What Is a Modular Data Center?
A modular data center replaces years of construction with factory-built blocks: prefabricated modules with racks, power, and cooling already integrated and tested, shipped to site and connected. When you need more capacity, you add another module — not another building project.
The Case for Building in a Factory
Speed
Months to deploy instead of years to construct.
Predictability
Fixed cost and factory QA per module.
Incremental growth
Add capacity when demand is real.
Goes anywhere
Edge sites, industrial locations, temporary loads.
Many Modules, Few Engineers On Site
Modular design solves construction; it multiplies operations. Instead of one large hall with staff, you get many smaller units — often distributed across sites, frequently unmanned. Every module still contains servers that fail, PDUs that saturate, and cooling that drifts, but there's no one walking past to notice.
That makes remote, hardware-deep monitoring the operating requirement, not a nice-to-have: out-of-band telemetry from every module, remote power control and console access for rescue without travel, and per-module power, thermal, and capacity data rolled into one view. Modular capacity with centralized operations is the combination that actually works.
Common Questions
What is a modular data center?
A modular data center is built from prefabricated, factory-tested modules — complete with racks, power, and cooling — that are shipped to site and connected. Capacity grows by adding modules instead of constructing buildings.

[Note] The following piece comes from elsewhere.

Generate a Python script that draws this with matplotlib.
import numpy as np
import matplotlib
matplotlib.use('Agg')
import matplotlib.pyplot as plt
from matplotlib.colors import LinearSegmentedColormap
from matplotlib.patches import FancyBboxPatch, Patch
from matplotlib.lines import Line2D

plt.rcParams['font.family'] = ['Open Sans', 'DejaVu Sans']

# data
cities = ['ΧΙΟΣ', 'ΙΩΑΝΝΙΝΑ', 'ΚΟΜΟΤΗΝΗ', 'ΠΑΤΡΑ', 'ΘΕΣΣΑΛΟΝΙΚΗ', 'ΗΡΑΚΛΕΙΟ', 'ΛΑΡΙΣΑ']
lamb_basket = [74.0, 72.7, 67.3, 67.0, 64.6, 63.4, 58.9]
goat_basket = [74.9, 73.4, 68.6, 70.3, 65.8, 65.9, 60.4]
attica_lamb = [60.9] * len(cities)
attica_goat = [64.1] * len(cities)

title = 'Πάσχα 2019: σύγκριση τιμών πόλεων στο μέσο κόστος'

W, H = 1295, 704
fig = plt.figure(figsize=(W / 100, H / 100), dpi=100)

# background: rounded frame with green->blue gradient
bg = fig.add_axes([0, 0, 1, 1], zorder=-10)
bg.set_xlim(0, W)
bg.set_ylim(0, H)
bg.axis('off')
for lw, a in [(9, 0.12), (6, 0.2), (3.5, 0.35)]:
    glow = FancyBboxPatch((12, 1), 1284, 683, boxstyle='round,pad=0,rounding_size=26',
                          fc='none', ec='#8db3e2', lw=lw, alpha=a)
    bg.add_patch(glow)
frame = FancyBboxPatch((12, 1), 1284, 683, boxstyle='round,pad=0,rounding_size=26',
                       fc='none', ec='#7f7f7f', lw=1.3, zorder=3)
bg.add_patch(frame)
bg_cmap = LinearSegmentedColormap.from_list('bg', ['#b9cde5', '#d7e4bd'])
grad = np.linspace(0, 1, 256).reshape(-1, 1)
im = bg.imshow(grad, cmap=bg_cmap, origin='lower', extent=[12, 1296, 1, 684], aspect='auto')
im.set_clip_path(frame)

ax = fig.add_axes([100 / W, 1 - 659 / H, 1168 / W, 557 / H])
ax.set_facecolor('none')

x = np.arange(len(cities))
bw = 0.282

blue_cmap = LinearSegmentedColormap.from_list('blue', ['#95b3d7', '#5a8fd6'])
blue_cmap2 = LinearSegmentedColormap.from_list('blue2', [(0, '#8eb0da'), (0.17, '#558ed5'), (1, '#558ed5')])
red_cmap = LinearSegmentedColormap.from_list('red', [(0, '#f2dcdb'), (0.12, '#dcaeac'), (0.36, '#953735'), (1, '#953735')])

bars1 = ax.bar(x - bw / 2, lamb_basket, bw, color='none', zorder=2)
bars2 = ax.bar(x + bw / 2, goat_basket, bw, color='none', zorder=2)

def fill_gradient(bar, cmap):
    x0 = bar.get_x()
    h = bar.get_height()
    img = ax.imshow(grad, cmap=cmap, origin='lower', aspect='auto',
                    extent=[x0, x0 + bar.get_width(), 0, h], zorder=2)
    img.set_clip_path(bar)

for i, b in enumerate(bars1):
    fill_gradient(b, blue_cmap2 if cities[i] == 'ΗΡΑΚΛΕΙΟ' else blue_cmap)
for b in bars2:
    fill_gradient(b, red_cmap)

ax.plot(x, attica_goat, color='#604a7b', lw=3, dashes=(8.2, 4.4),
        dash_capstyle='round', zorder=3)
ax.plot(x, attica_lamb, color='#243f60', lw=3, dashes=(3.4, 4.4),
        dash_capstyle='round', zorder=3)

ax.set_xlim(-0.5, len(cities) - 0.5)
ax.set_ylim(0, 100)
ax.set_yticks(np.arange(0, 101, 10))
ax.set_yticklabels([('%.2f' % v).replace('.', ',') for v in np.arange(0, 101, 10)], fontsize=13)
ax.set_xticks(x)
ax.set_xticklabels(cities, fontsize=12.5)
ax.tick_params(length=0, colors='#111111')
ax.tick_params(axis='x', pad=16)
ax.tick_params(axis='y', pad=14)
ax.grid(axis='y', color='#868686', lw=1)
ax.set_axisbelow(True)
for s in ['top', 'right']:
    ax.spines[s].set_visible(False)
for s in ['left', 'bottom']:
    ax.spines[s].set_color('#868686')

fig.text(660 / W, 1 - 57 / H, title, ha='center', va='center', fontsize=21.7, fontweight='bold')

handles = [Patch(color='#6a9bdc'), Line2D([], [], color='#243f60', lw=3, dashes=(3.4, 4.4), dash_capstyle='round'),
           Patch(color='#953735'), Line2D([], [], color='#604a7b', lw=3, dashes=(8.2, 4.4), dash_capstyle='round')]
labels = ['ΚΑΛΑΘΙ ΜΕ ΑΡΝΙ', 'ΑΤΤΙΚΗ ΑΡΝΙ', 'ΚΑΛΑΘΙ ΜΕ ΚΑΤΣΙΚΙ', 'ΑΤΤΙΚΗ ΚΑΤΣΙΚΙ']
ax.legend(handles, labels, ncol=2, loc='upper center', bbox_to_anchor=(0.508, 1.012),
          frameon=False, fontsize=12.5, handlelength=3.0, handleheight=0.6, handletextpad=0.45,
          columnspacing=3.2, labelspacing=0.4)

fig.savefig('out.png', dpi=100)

What are the advantages of modular data centers?
Speed (months instead of years), predictable cost per module, factory quality control, and incremental growth — you deploy capacity when demand is real, not years ahead of it.
What is a containerized data center?
A containerized data center is a modular design packaged in ISO shipping containers — the most portable form of the concept, common for edge sites, temporary capacity, and harsh locations.